Many banking industry executives are warning recently laid off Wall Street workers that their former jobs won’t return anytime soon and they should cast their lots elsewhere.


The tough part is finding positions that pay anywhere near the ones that saw the average Wall Street employee collecting $180,000 in bonus pay alone last year.


“In the past, there was a belief by people like me that you ride the cycle, cut people and expenses when you need to, and when it’s over you rehire,” says Jim Fitzgerald, Wachovia’s regional president for wholesale banking in New York and Connecticut. “That’s not going to happen this time.”


 Networking no longer an option
    For those who assist the professional casualties of Wall Street’s implosion, the problem is not simply the volume of displaced workers. Experts say job opportunities are evaporating all across finance.


“In the past, people got jobs through networking, but now there’s nowhere to network to,” Yung says.


Generally, financial institutions pay for up to six months of career transition services, which don’t come cheap.


Counselors typically charge individuals $500 just to review a résumé, according to Calfe. Outplacement has grown into a $10 billion business worldwide with more than 800 firms, including leaders Lee Hecht Harrison, Right Management and DBM Career Services.


Those who have just lost Wall Street jobs at first tend to view her much like they would a doctor, Yung says. They welcome the help but at the same time are fearful of what they might hear-and she often delivers a bleak prognosis about their staying in finance.


In the end, many financiers will follow in the footsteps of people like Angela Jameson. Laid off late last year by Moody’s Investors Service, where she had worked for 15 years rating the credit of such retailers as Wal-Mart, Jameson began attending weekly two-hour meetings at Lee Hecht Harrison with half a dozen other displaced executives.


Changing careers
    “I had to go before these people and account for everything I did while looking for work-interviews, conversations, networking,” Jameson says. “It meant I had a goal.”

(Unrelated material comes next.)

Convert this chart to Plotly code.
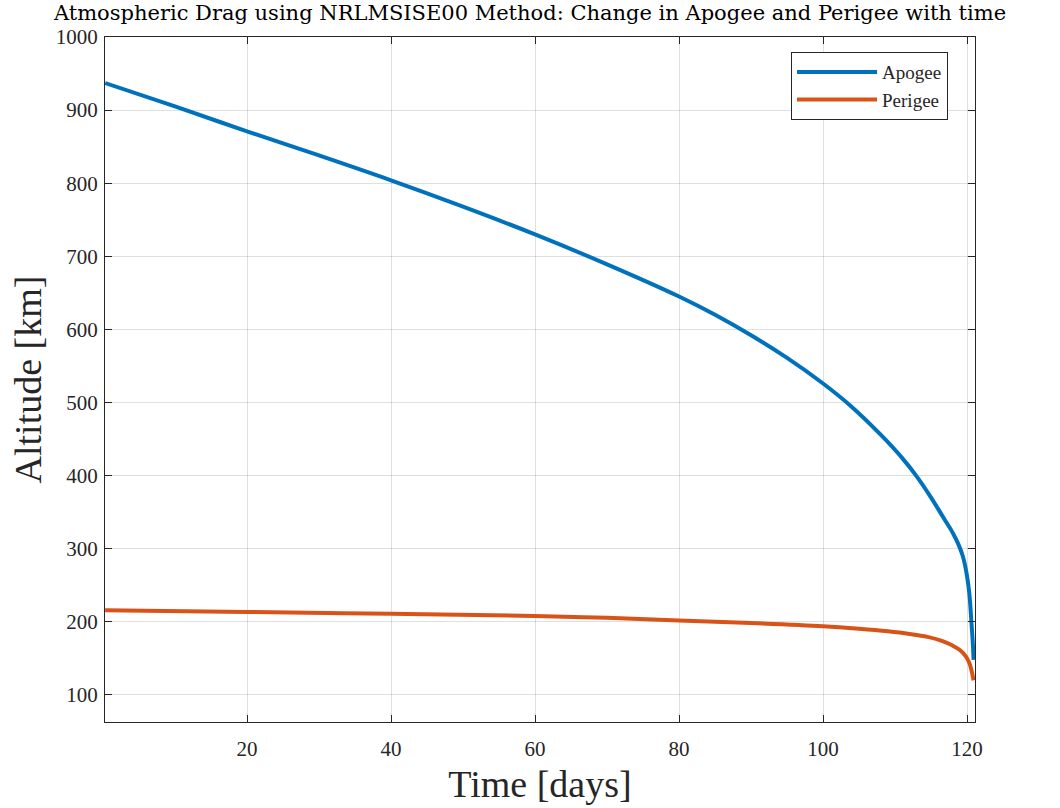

Her focus paid off this spring, when she landed a spot as a researcher at the International Council of Shopping Centers, a trade group.


Others have had to reinvent themselves.


After UBS laid him off, Frank Lugossy bought a wine shop last year in Greenwich, Connecticut. The former equity trader, whose inventory includes bottles of Sauterne and Cheval Blanc, says sales are robust.


“For sure, it’s not the same pay as Wall Street,” Lugossy says. “But I like working for myself now.”